Rewrite equation (15) into a matrix form:

$p={{\sigma }_{\text{h}}}+Cw$

2.2.2. Discretized flow equation

(1) Discretization of flow equation in the fracture. The governing equation (7) is discretized in space to get the first-order differential equation (ODE) of the flow equation:

$\frac{\text{d}w}{\text{d}t}=\left[ \theta A\left( w \right)p+\left( 1-\theta \right)A\left( {{w}_{0}} \right){{p}_{0}} \right]+S$

Where the components of A(w)p and S are respectively:

${{\left[ A\left( w \right)p \right]}_{i,j,h}}=\frac{1}{\Delta x}\left( \frac{{{w}_{i+0.5,j,h}}^{3}}{12\mu }\frac{{{p}_{i+1,j,h}}-{{p}_{i,j,h}}}{\Delta x}- \right.\left. \frac{{{w}_{i-0.5,j,h}}^{3}}{12\mu }\frac{{{p}_{i,j,h}}-{{p}_{i-1,j,h}}}{\Delta x} \right)+\frac{1}{\Delta y}\left( \frac{{{w}_{i,j+0.5,h}}^{3}}{12\mu }\frac{{{p}_{i,j+1,h}}-{{p}_{i,j,h}}}{\Delta y}- \right.$$\left. \frac{{{w}_{i,j-0.5,h}}^{3}}{12\mu }\frac{{{p}_{i,j,h}}-{{p}_{i,j-1,h}}}{\Delta y} \right)$
${{S}_{i,j,h}}=-\frac{4{{C}_{\text{lv}}}}{\Delta t}\left( \sqrt{t+\Delta t-{{t}_{0}}_{i,j,h}}-\sqrt{t-{{t}_{0}}_{i,j,h}} \right)+{{Q}_{k}}\left( t \right)\frac{{{\delta }_{i{{i}_{0}},j{{j}_{0}},h{{h}_{0}}}}}{\Delta x\Delta y}$

where ${{w}_{i+0.5,j,h}}=\frac{{{w}_{i,j,h}}+{{w}_{i+1,j,h}}}{2}$

${{w}_{i,j+0.5,h}}=\frac{{{w}_{i,j,h}}+{{w}_{i,j+1,h}}}{2}$

(2) Discretization of fluid flow in the wellbore.
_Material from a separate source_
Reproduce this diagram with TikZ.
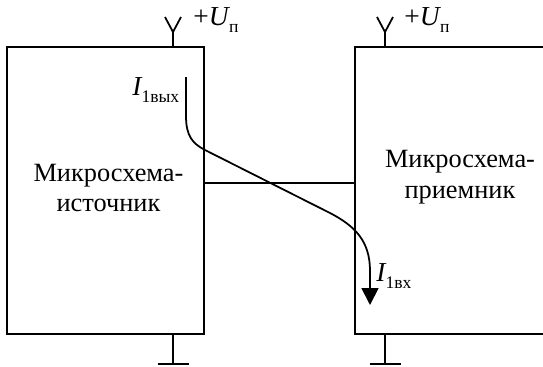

The discretized form of the wellbore flow equation is:

$F\left( {{Q}_{1}},{{Q}_{2}},\cdots ,{{Q}_{{{n}_{\text{f}}}}},{{p}_{\text{w}}} \right)=0$

Equation (20) is a nonlinear equation of nf+1 dimension. The components of F are expressed as:

$\left\{ \begin{align}& {{F}_{1}}={{p}_{\text{w}}}-{{p}_{\text{p,1}}}-{{p}_{\text{in,1}}}\left( {{Q}_{1}},{{Q}_{2}},\cdots ,{{Q}_{{{n}_{\text{f}}}}},{{p}_{\text{w}}} \right) \\& {{F}_{2}}={{p}_{\text{w}}}-{{p}_{\text{p,2}}}-{{p}_{\text{in,2}}}\left( {{Q}_{1}},{{Q}_{2}},\cdots ,{{Q}_{{{n}_{\text{f}}}}},{{p}_{\text{w}}} \right) \\& \quad \quad \quad \quad \quad \quad \quad \vdots \\& {{F}_{{{n}_{\text{f}}}}}={{p}_{\text{w}}}-{{p}_{\text{p,}{{n}_{\text{f}}}}}-{{p}_{\text{in,}{{n}_{\text{f}}}}}\left( {{Q}_{1}},{{Q}_{2}},\cdots ,{{Q}_{{{n}_{\text{f}}}}},{{p}_{\text{w}}} \right) \\& {{F}_{{{n}_{\text{f}}}\text{+1}}}={{Q}_{\text{t}}}-\left( {{Q}_{1}}+{{Q}_{2}}+\cdots +{{Q}_{{{n}_{\text{f}}}}} \right) \\\end{align} \right.$

2.3. Coupled solid-fluid equation

The equation (17) is an explicit format when θ=0, instead, it is an implicit format when θ=1. As equation (17) is a stiff equation, the explicit format should satisfy the Courant-Friedrichs-Lewy (CFL) condition to ensure the stable calculation, so most researchers use the implicit method to solve equation (17)[6,7]. The implicit algorithm is stable unconditionally and doesn’t need CFL conditions, but it has some disadvantages as well: First, the implicit algorithm needs to solve linear equations iteratively by the Newton-Raphson method or fixed- point method[6,7]. As the influence coefficient matrix C is dense, a direct method is often used to solve. The computation of the direct method is dependent on the number of elements, when the number of elements increases, the computation is huge and time-consuming. Although some preconditions can reduce the computation to some extent, the computational load is still huge when the number of elements is larger[35]. Second, more constraints for the coupled fluid-solid equation are included when nonlinear problems such as proppant transport or fracture closure are considered, which makes it more difficult to solve the equation by implicit algorithm[35]. Third, to ensure calculation precision, the time step for the implicit algorithm shouldn’t be too large[7, 28].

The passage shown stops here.